Weekly jobless claims stayed above 1 million for the 13th consecutive week as the coronavirus pandemic continued to hammer at the U.S. economy.
First-time claims totaled 1.5 million last week, higher than the 1.3 million that economists surveyed by Dow Jones had been expecting. That was 58,000 lower than the previous week’s 1.566 million, which was revised up by 24,000.
The elevated claims number persists even as all states have reopened to various extents and nonfarm payrolls grew by 2.5 million in May. Before the coronavirus, the record for a single week was 695,000 in September 1982.

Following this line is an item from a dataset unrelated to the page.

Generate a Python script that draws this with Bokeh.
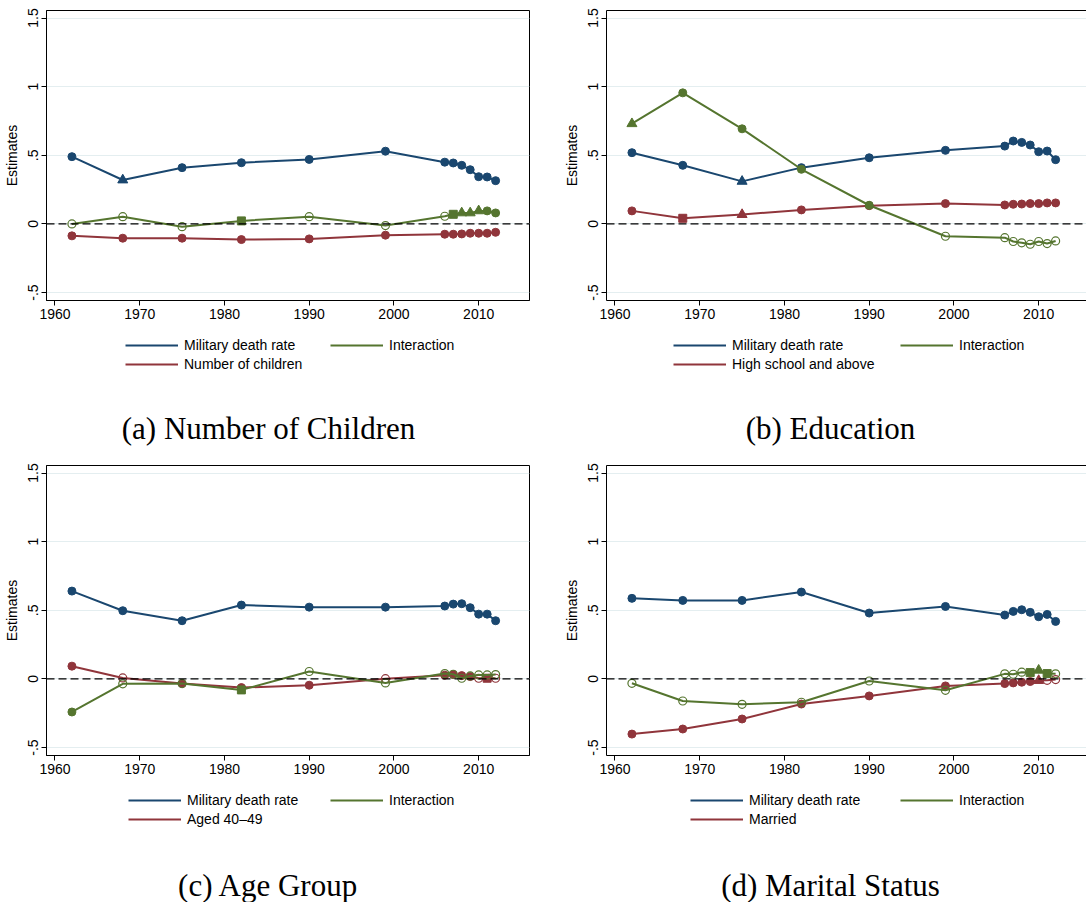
from bokeh.plotting import figure
from bokeh.models import (Range1d, FixedTicker, CustomJSTickFormatter, Span, Legend,
                          LegendItem, Label, LinearAxis)
from bokeh.layouts import column, row
from bokeh.embed import file_html
from bokeh.resources import INLINE

# ---------------- data ----------------
YEARS = [1962, 1968, 1975, 1982, 1990, 1999, 2006, 2007, 2008, 2009, 2010, 2011, 2012]
X_TICKS = [1960, 1970, 1980, 1990, 2000, 2010]
Y_TICKS = [-0.5, 0, 0.5, 1, 1.5]

# significance codes: 3 = p<.01 (filled circle), 2 = p<.05 (triangle),
#                     1 = p<.10 (square), 0 = not significant (hollow circle)

# (a) Number of Children
A_MIL = [0.49, 0.32, 0.41, 0.446, 0.47, 0.53, 0.45, 0.444, 0.427, 0.395, 0.344, 0.342, 0.315]
A_MIL_SIG = [3, 2, 3, 3, 3, 3, 3, 3, 3, 3, 3, 3, 3]
A_INT = [0.0, 0.053, -0.02, 0.022, 0.053, -0.012, 0.056, 0.07, 0.08, 0.08, 0.095, 0.095, 0.08]
A_INT_SIG = [0, 0, 0, 1, 0, 0, 0, 1, 2, 2, 2, 3, 3]
A_OTH = [-0.087, -0.104, -0.104, -0.114, -0.109, -0.082, -0.075, -0.075, -0.073, -0.068, -0.068, -0.068, -0.061]
A_OTH_SIG = [3, 3, 3, 3, 3, 3, 3, 3, 3, 3, 3, 3, 3]

# (b) Education
B_MIL = [0.519, 0.427, 0.31, 0.41, 0.482, 0.536, 0.567, 0.604, 0.594, 0.575, 0.526, 0.531, 0.468]
B_MIL_SIG = [3, 3, 2, 3, 3, 3, 3, 3, 3, 3, 3, 3, 3]
B_INT = [0.73, 0.955, 0.693, 0.398, 0.136, -0.09, -0.10, -0.128, -0.138, -0.148, -0.128, -0.143, -0.124]
B_INT_SIG = [2, 3, 3, 3, 3, 0, 0, 0, 0, 0, 0, 0, 0]
B_OTH = [0.095, 0.041, 0.068, 0.102, 0.133, 0.148, 0.138, 0.143, 0.145, 0.148, 0.148, 0.153, 0.153]
B_OTH_SIG = [3, 1, 2, 3, 3, 3, 3, 3, 3, 3, 3, 3, 3]

# (c) Age Group
C_MIL = [0.64, 0.497, 0.424, 0.538, 0.523, 0.523, 0.531, 0.545, 0.548, 0.519, 0.472, 0.472, 0.424]
C_MIL_SIG = [3, 3, 3, 3, 3, 3, 3, 3, 3, 3, 3, 3, 3]
C_INT = [-0.241, -0.036, -0.034, -0.08, 0.054, -0.029, 0.039, 0.034, 0.005, 0.022, 0.029, 0.029, 0.032]
C_INT_SIG = [3, 0, 0, 1, 0, 0, 0, 0, 0, 0, 0, 0, 0]
C_OTH = [0.093, 0.007, -0.034, -0.063, -0.046, 0.002, 0.027, 0.032, 0.024, 0.017, 0.005, 0.005, 0.005]
C_OTH_SIG = [3, 0, 3, 3, 3, 0, 3, 3, 3, 3, 0, 1, 0]

# (d) Marital Status
D_MIL = [0.587, 0.572, 0.572, 0.633, 0.48, 0.528, 0.465, 0.492, 0.504, 0.485, 0.453, 0.47, 0.419]
D_MIL_SIG = [3, 3, 3, 3, 3, 3, 3, 3, 3, 3, 3, 3, 3]
D_INT = [-0.032, -0.161, -0.185, -0.17, -0.015, -0.083, 0.037, 0.034, 0.049, 0.046, 0.063, 0.039, 0.037]
D_INT_SIG = [0, 0, 0, 0, 0, 0, 0, 0, 0, 1, 2, 1, 0]
D_OTH = [-0.402, -0.365, -0.292, -0.183, -0.124, -0.051, -0.034, -0.029, -0.024, -0.019, -0.012, -0.01, -0.005]
D_OTH_SIG = [3, 3, 3, 3, 3, 3, 3, 3, 3, 3, 2, 0, 0]

LBL_MIL = "Military death rate"
LBL_INT = "Interaction"
LBL_OTH = ["Number of children", "High school and above", "Aged 40\u201349", "Married"]
CAPTIONS = ["(a) Number of Children", "(b) Education", "(c) Age Group", "(d) Marital Status"]

# ---------------- style ----------------
NAVY = "#1a476f"
MAROON = "#90353b"
GREEN = "#55752f"
SANS = "Liberation Sans"
SERIF = "Liberation Serif"

MARKERS = {3: ("circle", 8, False), 2: ("triangle", 10, False),
           1: ("square", 8, False), 0: ("circle", 8, True)}


def frame_geom(idx):
    left = idx % 2 == 0
    return dict(fw=483 if left else 480, bl=46 if left else 63, br=14 if left else 0)


def draw_series(p, ys, sig, color):
    p.line(YEARS, ys, line_color=color, line_width=2)
    for code, (marker, size, hollow) in MARKERS.items():
        xs = [x for x, s in zip(YEARS, sig) if s == code]
        yv = [y for y, s in zip(ys, sig) if s == code]
        if not xs:
            continue
        p.scatter(xs, yv, marker=marker, size=size, line_color=color,
                  fill_color=None if hollow else color,
                  line_width=1.2 if hollow else 1)


def make_plot(idx, mil, mil_sig, inter, inter_sig, oth, oth_sig):
    left = idx % 2 == 0
    top = idx < 2
    g = frame_geom(idx)
    x_end = 1959 + g["fw"] / 8.474
    p = figure(frame_width=g["fw"], frame_height=290,
               x_range=Range1d(1959, x_end), y_range=Range1d(-0.558, 1.555),
               output_backend="svg", toolbar_location=None, title=None,
               min_border_left=g["bl"], min_border_right=g["br"],
               min_border_top=10 if top else 14, min_border_bottom=28,
               background_fill_color="white", border_fill_color="white")
    p.outline_line_color = "black" if left else None

    p.xaxis.ticker = FixedTicker(ticks=X_TICKS)
    p.yaxis.ticker = FixedTicker(ticks=Y_TICKS)
    p.yaxis.formatter = CustomJSTickFormatter(code="""
        if (tick == 0) return "0";
        return tick.toString().replace(/^(-?)0\\./, "$1.");
    """)
    for ax in (p.xaxis[0], p.yaxis[0]):
        ax.major_tick_out = 5
        ax.major_tick_in = 0
        ax.minor_tick_line_color = None
        ax.axis_line_color = "black"
        ax.major_tick_line_color = "black"
        ax.major_label_text_font = SANS
        ax.major_label_text_font_size = "14px"
        ax.major_label_text_color = "black"
        ax.major_label_standoff = 3
    p.yaxis.major_label_orientation = "vertical"
    p.yaxis.axis_label = "Estimates"
    p.yaxis.axis_label_text_font = SANS
    p.yaxis.axis_label_text_font_size = "14px"
    p.yaxis.axis_label_text_font_style = "normal"
    p.yaxis.axis_label_standoff = 6
    p.yaxis.axis_label_text_color = "black"

    if not left:
        top_ax = LinearAxis(ticker=FixedTicker(ticks=[]), major_tick_out=0, major_tick_in=0,
                            minor_tick_line_color=None, major_label_text_font_size="0px",
                            major_label_standoff=0, axis_line_color="black")
        p.add_layout(top_ax, "above")

    p.xgrid.grid_line_color = None
    p.ygrid.grid_line_color = "#e4eef0"
    p.ygrid.grid_line_width = 1

    p.add_layout(Span(location=0, dimension="width", line_color="black",
                      line_width=1.2, line_dash="8 4"))

    draw_series(p, mil, mil_sig, NAVY)
    draw_series(p, oth, oth_sig, MAROON)
    draw_series(p, inter, inter_sig, GREEN)
    return p


def make_key(idx, height, mil, inter, oth, leg_x, leg_lw, cap_x, cap_from_top):
    g = frame_geom(idx)
    # ranges in frame pixels; the series (years) fall outside, so only the legend shows them
    k = figure(frame_width=g["fw"], frame_height=height,
               x_range=Range1d(0, g["fw"]), y_range=Range1d(0, height),
               x_axis_type=None, y_axis_type=None,
               output_backend="svg", toolbar_location=None, title=None,
               min_border_left=g["bl"], min_border_right=g["br"],
               min_border_top=0, min_border_bottom=0, outline_line_color=None,
               background_fill_color="white", border_fill_color="white")
    k.grid.grid_line_color = None
    r_mil = k.line(YEARS, mil, line_color=NAVY, line_width=2)
    r_int = k.line(YEARS, inter, line_color=GREEN, line_width=2)
    r_oth = k.line(YEARS, oth, line_color=MAROON, line_width=2)
    legend = Legend(items=[LegendItem(label=LBL_MIL, renderers=[r_mil]),
                           LegendItem(label=LBL_INT, renderers=[r_int]),
                           LegendItem(label=LBL_OTH[idx], renderers=[r_oth])],
                    orientation="horizontal", ncols=2,
                    location=(leg_x, height - 44), margin=0, padding=0, spacing=3,
                    glyph_width=53, glyph_height=16, label_height=16,
                    label_width=leg_lw, label_standoff=6,
                    label_text_font=SANS, label_text_font_size="14px",
                    label_text_color="black",
                    background_fill_alpha=0, border_line_color=None)
    k.add_layout(legend, "center")
    cap = Label(x=cap_x, y=height - cap_from_top, text=CAPTIONS[idx],
                text_align="center", text_baseline="middle",
                text_font=SERIF, text_font_size="31px", text_color="black")
    k.add_layout(cap)
    return k


pa = make_plot(0, A_MIL, A_MIL_SIG, A_INT, A_INT_SIG, A_OTH, A_OTH_SIG)
pb = make_plot(1, B_MIL, B_MIL_SIG, B_INT, B_INT_SIG, B_OTH, B_OTH_SIG)
pc = make_plot(2, C_MIL, C_MIL_SIG, C_INT, C_INT_SIG, C_OTH, C_OTH_SIG)
pd = make_plot(3, D_MIL, D_MIL_SIG, D_INT, D_INT_SIG, D_OTH, D_OTH_SIG)

ka = make_key(0, 123, A_MIL, A_INT, A_OTH, 79, 143, 222, 100)
kb = make_key(1, 123, B_MIL, B_INT, B_OTH, 67, 165, 224, 100)
kc = make_key(2, 119, C_MIL, C_INT, C_OTH, 82, 140, 222, 102)
kd = make_key(3, 119, D_MIL, D_INT, D_OTH, 84, 148, 224, 102)

layout = column(row(column(pa, ka), column(pb, kb)),
                row(column(pc, kc), column(pd, kd)))
open("out.html", "w").write(file_html(layout, INLINE))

Continuing claims, or those who have been receiving unemployment benefits for at least two weeks, nudged lower to 20.5 million, a decline of 62,000 from the previous week.
In addition to the standard filings there were 760,526 claims filed under the Pandemic Unemployment Assistance program, an increase of more than 65,000, according to unadjusted numbers.
The total of those receiving benefits to 29.1 million as of May 30, which was the most recent week for which data was available. That was a decrease of 375,522 from the previous week.
Numbers not adjusted for seasonality showed 1.43 million claims, a decline of 128,240, or 8.2%. Some economists are watching that number more closely as seasonal factors are playing less of a role due to the unusual nature of the coronavirus-related work stoppages.
Florida (-25,863) and Oklahoma (-20,788) both showed sizable drops from the previous week, according to unadjusted numbers. Texas showed the biggest gain, with 4,219.